Future trends shaping construction ERP interoperability
Several trends are changing how interoperability should be designed. First, AI-assisted Integration is improving mapping discovery, anomaly detection, documentation quality, and support triage, but it still requires human governance for business rules and compliance. Second, event-driven models are becoming more practical as organizations seek faster operational responsiveness without tightly coupling every application. Third, API products are becoming a strategic asset for partner ecosystems, especially where general contractors, subcontractors, suppliers, and owners need controlled data exchange. Fourth, observability is moving from technical telemetry to business-aware monitoring, where leaders can see the operational impact of failed integrations on invoices, payroll, or project milestones. Finally, architecture decisions are increasingly judged by adaptability: how easily the integration estate can absorb acquisitions, new SaaS tools, and ERP modernization without major rework.
Executive Conclusion
Construction ERP interoperability should be designed as a strategic architecture capability, not a collection of interfaces.
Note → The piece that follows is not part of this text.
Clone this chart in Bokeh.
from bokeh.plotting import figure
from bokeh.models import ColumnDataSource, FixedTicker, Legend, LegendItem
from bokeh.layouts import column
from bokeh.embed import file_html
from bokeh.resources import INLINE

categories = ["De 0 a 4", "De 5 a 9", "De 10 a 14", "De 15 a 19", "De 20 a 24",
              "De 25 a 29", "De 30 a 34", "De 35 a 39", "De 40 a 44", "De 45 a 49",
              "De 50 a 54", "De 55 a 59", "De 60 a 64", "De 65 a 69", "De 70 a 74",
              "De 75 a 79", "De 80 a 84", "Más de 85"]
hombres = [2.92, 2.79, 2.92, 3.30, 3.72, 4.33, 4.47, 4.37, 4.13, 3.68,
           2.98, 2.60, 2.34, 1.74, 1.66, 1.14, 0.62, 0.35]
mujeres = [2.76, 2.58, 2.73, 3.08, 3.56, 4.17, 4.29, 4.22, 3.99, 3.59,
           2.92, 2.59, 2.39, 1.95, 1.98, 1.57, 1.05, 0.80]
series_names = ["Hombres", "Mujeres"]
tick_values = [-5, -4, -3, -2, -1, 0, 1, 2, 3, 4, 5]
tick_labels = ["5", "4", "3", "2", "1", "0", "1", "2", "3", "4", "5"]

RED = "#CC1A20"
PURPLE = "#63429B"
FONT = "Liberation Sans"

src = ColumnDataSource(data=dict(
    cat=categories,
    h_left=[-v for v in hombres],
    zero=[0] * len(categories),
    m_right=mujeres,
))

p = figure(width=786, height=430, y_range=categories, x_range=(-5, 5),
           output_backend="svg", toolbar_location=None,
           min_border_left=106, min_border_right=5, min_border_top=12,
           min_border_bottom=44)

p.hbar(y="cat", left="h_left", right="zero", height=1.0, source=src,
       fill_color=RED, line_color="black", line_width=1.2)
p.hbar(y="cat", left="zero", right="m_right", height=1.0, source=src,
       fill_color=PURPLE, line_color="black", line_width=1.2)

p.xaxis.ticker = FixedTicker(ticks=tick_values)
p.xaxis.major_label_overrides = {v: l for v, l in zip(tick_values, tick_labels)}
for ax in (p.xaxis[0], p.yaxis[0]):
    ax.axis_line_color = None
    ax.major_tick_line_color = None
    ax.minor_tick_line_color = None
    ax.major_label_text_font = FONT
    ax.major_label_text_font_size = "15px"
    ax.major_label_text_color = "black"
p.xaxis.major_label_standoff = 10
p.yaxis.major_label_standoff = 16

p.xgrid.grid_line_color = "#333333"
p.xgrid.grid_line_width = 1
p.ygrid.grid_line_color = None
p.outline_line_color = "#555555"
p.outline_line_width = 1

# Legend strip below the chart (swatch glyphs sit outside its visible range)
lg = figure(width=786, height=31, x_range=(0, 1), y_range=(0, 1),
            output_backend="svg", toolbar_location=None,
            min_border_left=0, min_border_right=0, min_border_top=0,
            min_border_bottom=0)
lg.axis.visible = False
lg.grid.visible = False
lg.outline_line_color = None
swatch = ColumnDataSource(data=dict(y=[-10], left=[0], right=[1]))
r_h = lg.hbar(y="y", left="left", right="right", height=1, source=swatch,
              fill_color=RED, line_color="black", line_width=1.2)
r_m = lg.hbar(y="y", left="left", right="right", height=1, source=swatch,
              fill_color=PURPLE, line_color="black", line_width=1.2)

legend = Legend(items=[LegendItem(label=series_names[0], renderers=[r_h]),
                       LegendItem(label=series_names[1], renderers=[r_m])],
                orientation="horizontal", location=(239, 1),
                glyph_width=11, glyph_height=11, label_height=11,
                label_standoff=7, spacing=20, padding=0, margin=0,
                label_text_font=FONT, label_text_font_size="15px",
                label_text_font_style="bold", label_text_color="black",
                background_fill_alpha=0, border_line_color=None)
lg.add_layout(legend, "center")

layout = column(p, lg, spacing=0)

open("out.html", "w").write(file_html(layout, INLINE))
The most effective approach is business-first and API-first, supported by selective event-driven patterns, disciplined middleware or iPaaS usage, strong identity and security controls, and enterprise-grade observability. Leaders should evaluate architecture choices based on business outcomes, operating model maturity, and long-term change tolerance rather than short-term implementation speed alone. For partners and enterprise teams, the winning model is one that turns interoperability into a repeatable, governed service with clear ownership, reusable assets, and measurable business value. Organizations that do this well gain more than connected systems. They gain faster decision-making, lower operational friction, stronger compliance posture, and a more scalable digital foundation for growth.